Many of these witnesses were also thoroughly credible and reliable, though their reliability faltered at times given that they were trying to recall what they would have been doing after mass in St Patrick’s Cathedral on a particular Sunday 22 years before.

The honesty of these witnesses was not questioned by the prosecution.

In the end, there was just not the evidence to support the complainant’s account.

 

There never was.

The High Court found that many of these witnesses had given consistent evidence that placed Pell on the steps of the cathedral for at least 10 minutes after mass on December 15 and 22, 1996, the only possible dates when the first four offences could have been committed.

The prosecution “conceded that the offences alleged in the first incident could not have been committed if, following mass, (Pell) had stood on the cathedral steps greeting congregants for 10 minutes”.

The court also found that there was unquestioned evidence by honest witnesses that placed Pell in company with his Master of Ceremonies when he returned to the priests’ sacristy to disrobe.

Furthermore, there was abundant evidence of “continuous traffic into and out of the priests’ sacristy for 10 to 15 minutes” after the altar servers returned to the sacristy at the end of the procession at the conclusion of mass.

There was no five-to-six-minute hiatus for the offences to occur with Pell, the complainant and his companion in the sacristy alone, together and uninterrupted, straight after mass.

A tragedy

The tragedy of this case for everyone, including victims and complainants (and most especially this complainant), is that an ordinary police investigation would have highlighted these problems with the complainant’s account.

When interviewed in Rome back in October 2016 by Victorian police officers who were being supervised by their Deputy Commissioner, Shane Patton, Pell told the police that the sacristy was “a hive of activity” after mass with altar servers, sacristan, assistant sacristan, money collectors and any concelebrating priests coming and going.

He said he would have been accompanied at all relevant times by his MC Charles Portelli.

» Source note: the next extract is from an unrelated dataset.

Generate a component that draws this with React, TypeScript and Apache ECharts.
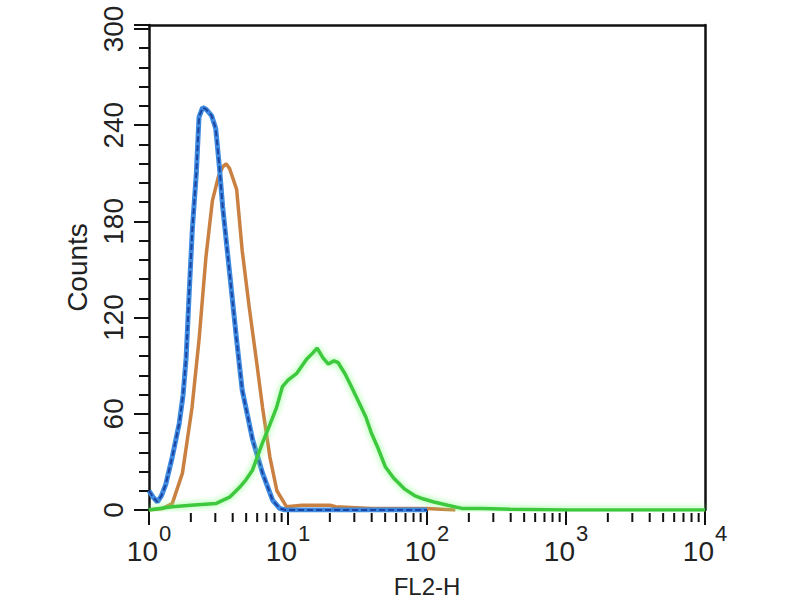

The police returned to Australia and interviewed Portelli and the sacristan, Max Potter, who basically confirmed all Pell had said about the “hive of activity”.

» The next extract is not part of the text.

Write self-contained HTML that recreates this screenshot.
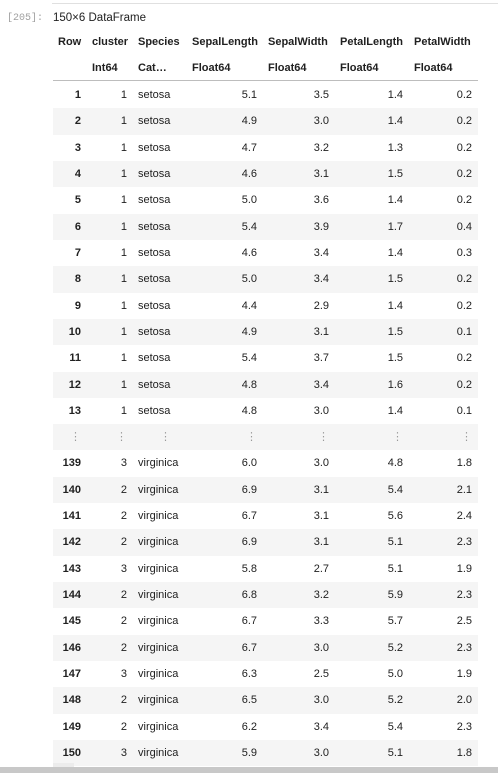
<!DOCTYPE html>
<html><head><meta charset="utf-8">
<style>
html,body{margin:0;padding:0;background:#fff;}
body{width:498px;height:773px;position:relative;overflow:hidden;font-family:"Liberation Sans","DejaVu Sans",sans-serif;font-size:11px;color:#212121;}
.topline{position:absolute;left:52px;top:0;width:446px;height:3px;border-bottom:1px solid #e0e0e0;}
.prompt{position:absolute;left:7px;top:13px;font-family:"Liberation Mono",monospace;font-size:10px;color:#a0a0a0;}
.title{position:absolute;left:53px;top:12px;font-size:11.5px;}
.row{position:absolute;left:53px;width:425px;height:26.3px;}
.row.g{background:#f5f5f5;}
.c{position:absolute;top:0;height:100%;line-height:26.3px;box-sizing:border-box;white-space:nowrap;}
.r{text-align:right;padding-right:6px;}
.l{text-align:left;padding-left:5px;}
.b{font-weight:bold;}
.hdr{position:absolute;left:53px;width:425px;}
.sep{position:absolute;left:53px;top:80px;width:425px;height:1px;background:#bdbdbd;}
.dots{color:#999;font-weight:normal;}
.bottom{position:absolute;left:0;top:767px;width:498px;height:6px;background:#c8c8c8;}
.sq{position:absolute;left:53px;top:763px;width:21px;height:4px;background:#ececec;}
</style></head>
<body>
<div class="topline"></div>
<div class="prompt">[205]:</div>
<div class="title">150×6 DataFrame</div>
<div id="tbl"></div>
<div class="sep"></div>
<div class="sq"></div>
<div class="bottom"></div>
<script>
const cols=[[0,34],[34,46],[80,54],[134,76],[210,72],[282,74],[356,69]];
const headers=["Row","cluster","Species","SepalLength","SepalWidth","PetalLength","PetalWidth"];
const types=["","Int64","Cat…","Float64","Float64","Float64","Float64"];
const rowIds=["1","2","3","4","5","6","7","8","9","10","11","12","13","⋮","139","140","141","142","143","144","145","146","147","148","149","150"];
const clusters=["1","1","1","1","1","1","1","1","1","1","1","1","1","⋮","3","2","2","2","3","2","2","2","3","2","2","3"];
const species=["setosa","setosa","setosa","setosa","setosa","setosa","setosa","setosa","setosa","setosa","setosa","setosa","setosa","⋮","virginica","virginica","virginica","virginica","virginica","virginica","virginica","virginica","virginica","virginica","virginica","virginica"];
const sepalLength=["5.1","4.9","4.7","4.6","5.0","5.4","4.6","5.0","4.4","4.9","5.4","4.8","4.8","⋮","6.0","6.9","6.7","6.9","5.8","6.8","6.7","6.7","6.3","6.5","6.2","5.9"];
const sepalWidth=["3.5","3.0","3.2","3.1","3.6","3.9","3.4","3.4","2.9","3.1","3.7","3.4","3.0","⋮","3.0","3.1","3.1","3.1","2.7","3.2","3.3","3.0","2.5","3.0","3.4","3.0"];
const petalLength=["1.4","1.4","1.3","1.5","1.4","1.7","1.4","1.5","1.4","1.5","1.5","1.6","1.4","⋮","4.8","5.4","5.6","5.1","5.1","5.9","5.7","5.2","5.0","5.2","5.4","5.1"];
const petalWidth=["0.2","0.2","0.2","0.2","0.2","0.4","0.3","0.2","0.2","0.1","0.2","0.2","0.1","⋮","1.8","2.1","2.4","2.3","1.9","2.3","2.5","2.3","1.9","2.0","2.3","1.8"];
const tbl=document.getElementById('tbl');
function hdrRow(top,vals,bold,name){
  const d=document.createElement('div');d.className='hdr';d.style.top=top+'px';d.style.height='26px';
  
  
  vals.forEach((v,i)=>{const c=document.createElement('div');c.className='c l'+(bold?' b':'');
    c.style.left=cols[i][0]+'px';c.style.width=cols[i][1]+'px';c.style.lineHeight='26px';c.textContent=v;
    
    
    d.appendChild(c);});
  tbl.appendChild(d);
}
hdrRow(29,headers,true,'column-names-row');
hdrRow(55,types,true,'column-types-row');
const series=[rowIds,clusters,species,sepalLength,sepalWidth,petalLength,petalWidth];
for(let r=0;r<rowIds.length;r++){
  const d=document.createElement('div');d.className='row'+(r%2?' g':'');
  d.style.top=(82+r*26.32)+'px';
  const dots=rowIds[r]==='⋮';
  
  
  series.forEach((s,i)=>{const c=document.createElement('div');
    c.className='c '+(i===2&&!dots?'l':'r')+(i===0?' b':'')+(dots?' dots':'');
    c.style.left=cols[i][0]+'px';c.style.width=cols[i][1]+'px';c.textContent=s[r];
    if(dots&&i===2){c.style.width='44px';}
    
    
    d.appendChild(c);});
  tbl.appendChild(d);
}
</script>
</body></html>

But police did not bother to interview one single altar server.

They made no inquiries about money collectors or concelebrating priests.

They just went ahead and charged Pell, and with great media fanfare.

They went ahead building a case on the idea the priests’ sacristy might have been left ­vacant and open on this one particular day, contrary to all church routine and ritual.

The High Court rightly observed that “adherence to ritual and compliance with ­established liturgical practice is a defining feature of religious observance”.

The farce of the case was the ­belated attempt by the Director of Public Prosecutions to create the space for the necessary hiatus.

At trial, the prosecutor suggested, contrary to the evidence, the altar servers might have adjourned to another room, for no reason, for five to six minutes before being called back to the priests’ sacristy to resume their duties.

He had to withdraw that suggestion before the jury.

In the High Court, the DPP submitted once again that the servers might have adjourned to another room or to the sanctuary to assist the sacristan.

The High Court dealt with this suggestion kindly but firmly: “The submission comes close to repeating the submission which the prosecutor withdrew at the trial.

“There was no evidence that the altar servers went to their room to disrobe prior to returning to the sanctuary in order to assist in clearing away the sacred vessels and other objects.”

In the end, there was just not the evidence to support the complainant’s account.

There never was.

For the good of all victims and complainants, Victoria’s DPP and police must review procedures for cases like this.

Those who neither canonise nor despise George Pell should be grateful the High Court has delivered justice according to law in this protracted saga.